At the same time, Australia is lagging the rest of the developed world in the transition to low emissions electricity. Although certain jurisdictions, like South Australia, are making progress, the fragile nature of the grid connections and the intermittent nature on renewable energy is slowing its uptake, and potentially contributing to supply instability, as was seen during this winter’s South Australian storm.

The production of aluminium metal requires a huge amount of electricity. An aluminum smelter basically consists of a huge tub of molten salt, from which the enormous electrical currents basically force the electrons onto aluminum ions, depositing them on the cathode atom by atom at a rate that allows several tons of production per day.
 
As a result, aluminium smelters are typically located in areas where there is a large, cheap supply of electricity. Traditionally these have been areas of hydroelectric power, or in Australia’s case, cheap open cut thermal coal. With coal getting more expensive, and with concerns over the impact of CO2 production on the climate, these coal-powered smelters are finding it harder to compete in high wage countries. So Australia has facilities which are designed to take a substantial proportion of the energy grid’s electricity, which are getting closed down just as the requirement for storage of large amounts of variable renewable energy is appearing.

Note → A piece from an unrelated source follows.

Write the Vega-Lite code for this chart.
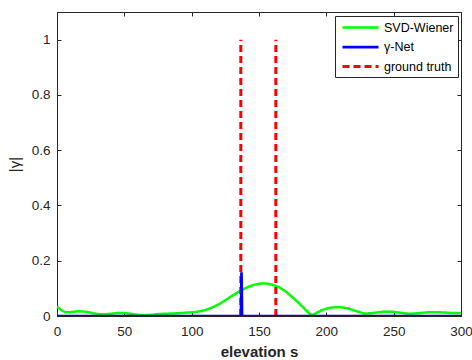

One proposed solution of the “storage problem” is the use of a new technology known as the liquid metal battery. Like the aluminium smelting process, the liquid metal battery consists of a molten salt, which can have ions driven out of it to the anode and the cathode when power is applied. Unlike aluminium, the anode is a base metal instead of graphite, so instead of oxidizing the anode and making CO2, the metal is deposited. This allows the battery to discharge by dissolving the anode and cathode back into the molten salt. So if aluminum smelters are going obsolete in areas which are in desperate need of battery storage, it seems like modifying the smelter to store energy is a option worth at least considering.

There are technical issues, of course. An industrial Hall-Héroult cell is the size of a city bus, and a smelter contains lots of them. The liquid metal technology is being developed by a small company, Ambri, which seems to be starting small (like bottlecap scale), and scaling up. So there is a bit of a gap between the emerging battery technology and the aging smelter technology. But it is in everybody’s interest to bridge it.

Ambri is trying to raise cash and start production. South Australia is still investigating their state-wide blackout.  Alcoa and Hydro have two shuttered smelters which they need to remediate or repurpose, and Portland has 11% of its population working at the smelter. In addition, Boyne Island and Tomago are supposedly facing similar market pressures.

Portland would be a particularly useful place for a pilot project, since the smelter is still operating, even though the pain of closing a big industrial center in a small isolated town looms. It is also located in prime wind power country, on the Victoria / South Australia border, close to the interconnector. So it would be nice if the union, the council, the state and federal governments, and the industry groups could work together to see if there is a solution that benefits everybody.

As for Kurri Kurri and Port Henry, the Kurri Kurri remediation plan comment period closed in August, but Port Henry is still open, even though the last public hearing was last week.Thus the rushed, not completely researched blog post.